Plotting code records:
▽

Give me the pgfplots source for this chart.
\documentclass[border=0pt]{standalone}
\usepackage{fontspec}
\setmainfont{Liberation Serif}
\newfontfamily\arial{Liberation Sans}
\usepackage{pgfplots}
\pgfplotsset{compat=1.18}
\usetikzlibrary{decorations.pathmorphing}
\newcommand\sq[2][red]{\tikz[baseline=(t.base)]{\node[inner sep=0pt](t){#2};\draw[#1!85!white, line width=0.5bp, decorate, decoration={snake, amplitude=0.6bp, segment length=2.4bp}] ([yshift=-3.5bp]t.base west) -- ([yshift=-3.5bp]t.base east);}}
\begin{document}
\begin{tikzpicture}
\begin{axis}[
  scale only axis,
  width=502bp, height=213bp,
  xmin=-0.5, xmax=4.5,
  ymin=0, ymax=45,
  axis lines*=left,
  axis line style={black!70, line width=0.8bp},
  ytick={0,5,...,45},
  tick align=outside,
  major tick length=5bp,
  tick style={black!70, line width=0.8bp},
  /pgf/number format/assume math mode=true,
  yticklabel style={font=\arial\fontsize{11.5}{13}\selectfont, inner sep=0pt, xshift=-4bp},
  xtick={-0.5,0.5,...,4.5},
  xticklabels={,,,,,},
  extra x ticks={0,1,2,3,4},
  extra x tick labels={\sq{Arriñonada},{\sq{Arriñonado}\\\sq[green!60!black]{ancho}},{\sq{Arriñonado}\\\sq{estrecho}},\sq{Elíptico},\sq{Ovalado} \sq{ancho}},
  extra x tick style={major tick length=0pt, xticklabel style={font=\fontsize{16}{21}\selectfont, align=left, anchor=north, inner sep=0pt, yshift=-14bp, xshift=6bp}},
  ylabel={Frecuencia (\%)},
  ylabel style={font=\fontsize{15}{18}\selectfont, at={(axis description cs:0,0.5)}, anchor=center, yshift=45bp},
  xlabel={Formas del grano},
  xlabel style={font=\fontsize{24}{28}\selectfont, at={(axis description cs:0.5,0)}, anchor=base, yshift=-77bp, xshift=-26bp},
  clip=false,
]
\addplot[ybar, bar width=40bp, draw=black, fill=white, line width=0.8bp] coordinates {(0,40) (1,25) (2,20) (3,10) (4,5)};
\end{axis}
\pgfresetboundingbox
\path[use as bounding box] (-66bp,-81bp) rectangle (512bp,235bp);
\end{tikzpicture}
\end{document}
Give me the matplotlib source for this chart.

△

Please set down each line of the records exactly as given.

* **Reply to the task**:
Give me the pgfplots source for this chart.
\documentclass[border=0pt]{standalone}
\usepackage{fontspec}
\setmainfont{Liberation Serif}
\newfontfamily\arial{Liberation Sans}
\usepackage{pgfplots}
\pgfplotsset{compat=1.18}
\usetikzlibrary{decorations.pathmorphing}
\newcommand\sq[2][red]{\tikz[baseline=(t.base)]{\node[inner sep=0pt](t){#2};\draw[#1!85!white, line width=0.5bp, decorate, decoration={snake, amplitude=0.6bp, segment length=2.4bp}] ([yshift=-3.5bp]t.base west) -- ([yshift=-3.5bp]t.base east);}}
\begin{document}
\begin{tikzpicture}
\begin{axis}[
  scale only axis,
  width=502bp, height=213bp,
  xmin=-0.5, xmax=4.5,
  ymin=0, ymax=45,
  axis lines*=left,
  axis line style={black!70, line width=0.8bp},
  ytick={0,5,...,45},
  tick align=outside,
  major tick length=5bp,
  tick style={black!70, line width=0.8bp},
  /pgf/number format/assume math mode=true,
  yticklabel style={font=\arial\fontsize{11.5}{13}\selectfont, inner sep=0pt, xshift=-4bp},
  xtick={-0.5,0.5,...,4.5},
  xticklabels={,,,,,},
  extra x ticks={0,1,2,3,4},
  extra x tick labels={\sq{Arriñonada},{\sq{Arriñonado}\\\sq[green!60!black]{ancho}},{\sq{Arriñonado}\\\sq{estrecho}},\sq{Elíptico},\sq{Ovalado} \sq{ancho}},
  extra x tick style={major tick length=0pt, xticklabel style={font=\fontsize{16}{21}\selectfont, align=left, anchor=north, inner sep=0pt, yshift=-14bp, xshift=6bp}},
  ylabel={Frecuencia (\%)},
  ylabel style={font=\fontsize{15}{18}\selectfont, at={(axis description cs:0,0.5)}, anchor=center, yshift=45bp},
  xlabel={Formas del grano},
  xlabel style={font=\fontsize{24}{28}\selectfont, at={(axis description cs:0.5,0)}, anchor=base, yshift=-77bp, xshift=-26bp},
  clip=false,
]
\addplot[ybar, bar width=40bp, draw=black, fill=white, line width=0.8bp] coordinates {(0,40) (1,25) (2,20) (3,10) (4,5)};
\end{axis}
\pgfresetboundingbox
\path[use as bounding box] (-66bp,-81bp) rectangle (512bp,235bp);
\end{tikzpicture}
\end{document}
Give me the matplotlib source for this chart.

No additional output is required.